++++ DATA

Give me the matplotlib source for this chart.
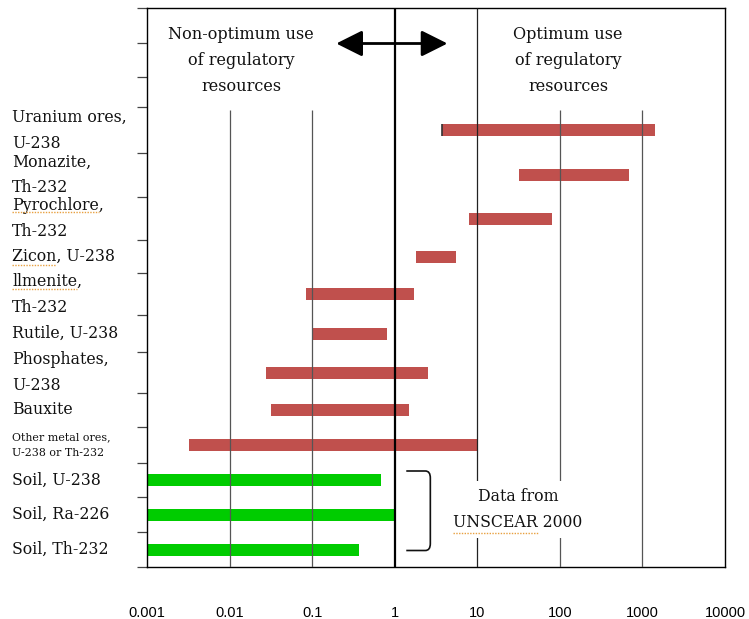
import numpy as np
import matplotlib
matplotlib.use("Agg")
import matplotlib.pyplot as plt
from matplotlib.path import Path
from matplotlib.patches import PathPatch, FancyArrowPatch
from matplotlib.lines import Line2D
from matplotlib.ticker import NullLocator
from matplotlib.transforms import blended_transform_factory

# --- data -------------------------------------------------------------------
categories = [
    "Uranium ores,\nU-238",
    "Monazite,\nTh-232",
    "Pyrochlore,\nTh-232",
    "Zicon, U-238",
    "llmenite,\nTh-232",
    "Rutile, U-238",
    "Phosphates,\nU-238",
    "Bauxite",
    "Other metal ores,\nU-238 or Th-232",
    "Soil, U-238",
    "Soil, Ra-226",
    "Soil, Th-232",
]
range_low = [3.7, 32, 8, 1.8, 0.085, 0.1, 0.028, 0.032, 0.0032, 0.001, 0.001, 0.001]
range_high = [1430, 680, 80, 5.6, 1.7, 0.8, 2.5, 1.47, 10, 0.69, 1.0, 0.37]
source = ["ore"] * 9 + ["soil"] * 3

x_ticks = [0.001, 0.01, 0.1, 1, 10, 100, 1000, 10000]
x_tick_labels = ["0.001", "0.01", "0.1", "1", "10", "100", "1000", "10000"]

left_note = "Non-optimum use\nof regulatory\nresources"
right_note = "Optimum use\nof regulatory\nresources"
data_note = "Data from\nUNSCEAR 2000"

# words flagged with a proofing squiggle
flagged_words = ["Pyrochlore", "Zicon", "llmenite"]

# --- layout -----------------------------------------------------------------
header_rows = [35, 34, 30]
row_heights = [46, 44, 43, 33, 42, 37, 41, 34, 36, 34, 35, 35]
bounds = np.cumsum([0] + header_rows + row_heights)
n_head = len(header_rows)
row_top = bounds[n_head:-1]
row_bot = bounds[n_head + 1:]
centers = (row_top + row_bot) / 2.0
y_total = bounds[-1]
header_end = bounds[n_head] + 3

colors = {"ore": "#C0504D", "soil": "#00CC00"}
serif = "DejaVu Serif"
squiggle = "#E8A040"

fig = plt.figure(figsize=(7.49, 6.19), dpi=100)
ax = fig.add_axes([147 / 749, 1 - 567 / 619, 578 / 749, 559 / 619])
ax.set_xscale("log")
ax.set_xlim(x_ticks[0], x_ticks[-1])
ax.set_ylim(y_total, 0)

# range bars
low = np.array(range_low)
high = np.array(range_high)
ax.barh(centers, high - low, left=low, height=12,
        color=[colors[s] for s in source], zorder=2)
ax.vlines(low[0], centers[0] - 6, centers[0] + 6, color="#333333", lw=1.2, zorder=3)

# decade lines
for v in x_ticks[1:-1]:
    if v == 1:
        ax.vlines(v, 0, y_total, color="black", lw=1.6, zorder=4)
    elif v == 10:
        ax.vlines(v, 0, y_total, color="#222222", lw=0.9, zorder=4)
    else:
        ax.vlines(v, header_end, y_total, color="#555555", lw=0.9, zorder=4)

for sp in ax.spines.values():
    sp.set_color("black")
    sp.set_linewidth(1.0)

# axes ticks
ax.set_xticks(x_ticks)
ax.set_xticklabels(x_tick_labels, fontsize=10.5, family="Liberation Sans")
ax.xaxis.set_minor_locator(NullLocator())
ax.tick_params(axis="x", length=0, pad=28)
ax.set_yticks(bounds)
ax.set_yticklabels([])
ax.tick_params(axis="y", direction="out", length=7, width=0.9, color="#444444")

# category labels, one text per line
lab_tr = blended_transform_factory(fig.transFigure, ax.transData)
line_texts = []
for name, yc in zip(categories, centers):
    small = name.startswith("Other")
    lines = name.split("\n")
    gap = 15.6 if small else 26
    offs = (np.arange(len(lines)) - (len(lines) - 1) / 2.0) * gap
    for line, dy in zip(lines, offs):
        t = ax.text(12 / 749, yc + dy, line, transform=lab_tr, ha="left",
                    va="center", fontsize=7.9 if small else 11.3, family=serif,
                    color="#111111")
        line_texts.append(t)

# header notes and arrow
hdr_tr = blended_transform_factory(ax.transAxes, ax.transData)
ax.text((241 - 147) / 578, 52.5, left_note, transform=hdr_tr, ha="center", va="center",
        fontsize=11.6, family=serif, linespacing=1.7, color="#111111")
ax.text((568 - 147) / 578, 52.5, right_note, transform=hdr_tr, ha="center", va="center",
        fontsize=11.6, family=serif, linespacing=1.7, color="#111111")
arrow = FancyArrowPatch((0.196, 35.5), (4.35, 35.5),
                        arrowstyle="<|-|>,head_length=1.0,head_width=0.5",
                        mutation_scale=16, lw=2.0, color="black",
                        shrinkA=0, shrinkB=0, zorder=5)
ax.add_patch(arrow)

# bracket around the soil rows and its note
y0, y1 = centers[-3] - 9, centers[-1] + 1
xa, xb, xc = 1.38, 2.35, 2.7
verts = [(xa, y0), (xb, y0), (xc, y0), (xc, y0 + 7), (xc, y1 - 7),
         (xc, y1), (xb, y1), (xa, y1)]
codes = [Path.MOVETO, Path.LINETO, Path.CURVE3, Path.CURVE3, Path.LINETO,
         Path.CURVE3, Path.CURVE3, Path.LINETO]
ax.add_patch(PathPatch(Path(verts, codes), fill=False, lw=1.2,
                       edgecolor="#111111", zorder=5))
note = ax.text((518 - 147) / 578, 501.5, data_note, transform=hdr_tr, ha="center",
               va="center", fontsize=11.3, family=serif, linespacing=1.72,
               color="#111111", zorder=6,
               bbox=dict(boxstyle="square,pad=0.45", fc="white", ec="none"))

# proofing squiggles under flagged words
fig.canvas.draw()
renderer = fig.canvas.get_renderer()


def underline(x0, y_base, word, fp):
    w, _, _ = renderer.get_text_width_height_descent(word, fp, ismath=False)
    fig.add_artist(Line2D([x0, x0 + w], [y_base, y_base], transform=None,
                          color=squiggle, lw=1.0, ls=(0, (1, 1)), zorder=7))


for t in line_texts:
    first = t.get_text().split(",")[0].split(" ")[0]
    if first in flagged_words:
        bb = t.get_window_extent(renderer)
        fp = t.get_fontproperties()
        _, _, d = renderer.get_text_width_height_descent(t.get_text(), fp, ismath=False)
        underline(bb.x0, bb.y0 + d - 2, first, fp)

# squiggle under "UNSCEAR" on the second note line
fp = note.get_fontproperties()
nb = note.get_window_extent(renderer)
w_line, _, d = renderer.get_text_width_height_descent("UNSCEAR 2000", fp, ismath=False)
x_line = (nb.x0 + nb.x1) / 2 - w_line / 2
underline(x_line, nb.y0 + d - 2, "UNSCEAR", fp)

fig.savefig("out.png", dpi=100)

++++++++

■ TASK ■
Every line above should be returned exactly; the pictures stay out.

■ REPLY TO THE TASK ■
Give me the matplotlib source for this chart.
import numpy as np
import matplotlib
matplotlib.use("Agg")
import matplotlib.pyplot as plt
from matplotlib.path import Path
from matplotlib.patches import PathPatch, FancyArrowPatch
from matplotlib.lines import Line2D
from matplotlib.ticker import NullLocator
from matplotlib.transforms import blended_transform_factory

# --- data -------------------------------------------------------------------
categories = [
    "Uranium ores,\nU-238",
    "Monazite,\nTh-232",
    "Pyrochlore,\nTh-232",
    "Zicon, U-238",
    "llmenite,\nTh-232",
    "Rutile, U-238",
    "Phosphates,\nU-238",
    "Bauxite",
    "Other metal ores,\nU-238 or Th-232",
    "Soil, U-238",
    "Soil, Ra-226",
    "Soil, Th-232",
]
range_low = [3.7, 32, 8, 1.8, 0.085, 0.1, 0.028, 0.032, 0.0032, 0.001, 0.001, 0.001]
range_high = [1430, 680, 80, 5.6, 1.7, 0.8, 2.5, 1.47, 10, 0.69, 1.0, 0.37]
source = ["ore"] * 9 + ["soil"] * 3

x_ticks = [0.001, 0.01, 0.1, 1, 10, 100, 1000, 10000]
x_tick_labels = ["0.001", "0.01", "0.1", "1", "10", "100", "1000", "10000"]

left_note = "Non-optimum use\nof regulatory\nresources"
right_note = "Optimum use\nof regulatory\nresources"
data_note = "Data from\nUNSCEAR 2000"

# words flagged with a proofing squiggle
flagged_words = ["Pyrochlore", "Zicon", "llmenite"]

# --- layout -----------------------------------------------------------------
header_rows = [35, 34, 30]
row_heights = [46, 44, 43, 33, 42, 37, 41, 34, 36, 34, 35, 35]
bounds = np.cumsum([0] + header_rows + row_heights)
n_head = len(header_rows)
row_top = bounds[n_head:-1]
row_bot = bounds[n_head + 1:]
centers = (row_top + row_bot) / 2.0
y_total = bounds[-1]
header_end = bounds[n_head] + 3

colors = {"ore": "#C0504D", "soil": "#00CC00"}
serif = "DejaVu Serif"
squiggle = "#E8A040"

fig = plt.figure(figsize=(7.49, 6.19), dpi=100)
ax = fig.add_axes([147 / 749, 1 - 567 / 619, 578 / 749, 559 / 619])
ax.set_xscale("log")
ax.set_xlim(x_ticks[0], x_ticks[-1])
ax.set_ylim(y_total, 0)

# range bars
low = np.array(range_low)
high = np.array(range_high)
ax.barh(centers, high - low, left=low, height=12,
        color=[colors[s] for s in source], zorder=2)
ax.vlines(low[0], centers[0] - 6, centers[0] + 6, color="#333333", lw=1.2, zorder=3)

# decade lines
for v in x_ticks[1:-1]:
    if v == 1:
        ax.vlines(v, 0, y_total, color="black", lw=1.6, zorder=4)
    elif v == 10:
        ax.vlines(v, 0, y_total, color="#222222", lw=0.9, zorder=4)
    else:
        ax.vlines(v, header_end, y_total, color="#555555", lw=0.9, zorder=4)

for sp in ax.spines.values():
    sp.set_color("black")
    sp.set_linewidth(1.0)

# axes ticks
ax.set_xticks(x_ticks)
ax.set_xticklabels(x_tick_labels, fontsize=10.5, family="Liberation Sans")
ax.xaxis.set_minor_locator(NullLocator())
ax.tick_params(axis="x", length=0, pad=28)
ax.set_yticks(bounds)
ax.set_yticklabels([])
ax.tick_params(axis="y", direction="out", length=7, width=0.9, color="#444444")

# category labels, one text per line
lab_tr = blended_transform_factory(fig.transFigure, ax.transData)
line_texts = []
for name, yc in zip(categories, centers):
    small = name.startswith("Other")
    lines = name.split("\n")
    gap = 15.6 if small else 26
    offs = (np.arange(len(lines)) - (len(lines) - 1) / 2.0) * gap
    for line, dy in zip(lines, offs):
        t = ax.text(12 / 749, yc + dy, line, transform=lab_tr, ha="left",
                    va="center", fontsize=7.9 if small else 11.3, family=serif,
                    color="#111111")
        line_texts.append(t)

# header notes and arrow
hdr_tr = blended_transform_factory(ax.transAxes, ax.transData)
ax.text((241 - 147) / 578, 52.5, left_note, transform=hdr_tr, ha="center", va="center",
        fontsize=11.6, family=serif, linespacing=1.7, color="#111111")
ax.text((568 - 147) / 578, 52.5, right_note, transform=hdr_tr, ha="center", va="center",
        fontsize=11.6, family=serif, linespacing=1.7, color="#111111")
arrow = FancyArrowPatch((0.196, 35.5), (4.35, 35.5),
                        arrowstyle="<|-|>,head_length=1.0,head_width=0.5",
                        mutation_scale=16, lw=2.0, color="black",
                        shrinkA=0, shrinkB=0, zorder=5)
ax.add_patch(arrow)

# bracket around the soil rows and its note
y0, y1 = centers[-3] - 9, centers[-1] + 1
xa, xb, xc = 1.38, 2.35, 2.7
verts = [(xa, y0), (xb, y0), (xc, y0), (xc, y0 + 7), (xc, y1 - 7),
         (xc, y1), (xb, y1), (xa, y1)]
codes = [Path.MOVETO, Path.LINETO, Path.CURVE3, Path.CURVE3, Path.LINETO,
         Path.CURVE3, Path.CURVE3, Path.LINETO]
ax.add_patch(PathPatch(Path(verts, codes), fill=False, lw=1.2,
                       edgecolor="#111111", zorder=5))
note = ax.text((518 - 147) / 578, 501.5, data_note, transform=hdr_tr, ha="center",
               va="center", fontsize=11.3, family=serif, linespacing=1.72,
               color="#111111", zorder=6,
               bbox=dict(boxstyle="square,pad=0.45", fc="white", ec="none"))

# proofing squiggles under flagged words
fig.canvas.draw()
renderer = fig.canvas.get_renderer()


def underline(x0, y_base, word, fp):
    w, _, _ = renderer.get_text_width_height_descent(word, fp, ismath=False)
    fig.add_artist(Line2D([x0, x0 + w], [y_base, y_base], transform=None,
                          color=squiggle, lw=1.0, ls=(0, (1, 1)), zorder=7))


for t in line_texts:
    first = t.get_text().split(",")[0].split(" ")[0]
    if first in flagged_words:
        bb = t.get_window_extent(renderer)
        fp = t.get_fontproperties()
        _, _, d = renderer.get_text_width_height_descent(t.get_text(), fp, ismath=False)
        underline(bb.x0, bb.y0 + d - 2, first, fp)

# squiggle under "UNSCEAR" on the second note line
fp = note.get_fontproperties()
nb = note.get_window_extent(renderer)
w_line, _, d = renderer.get_text_width_height_descent("UNSCEAR 2000", fp, ismath=False)
x_line = (nb.x0 + nb.x1) / 2 - w_line / 2
underline(x_line, nb.y0 + d - 2, "UNSCEAR", fp)

fig.savefig("out.png", dpi=100)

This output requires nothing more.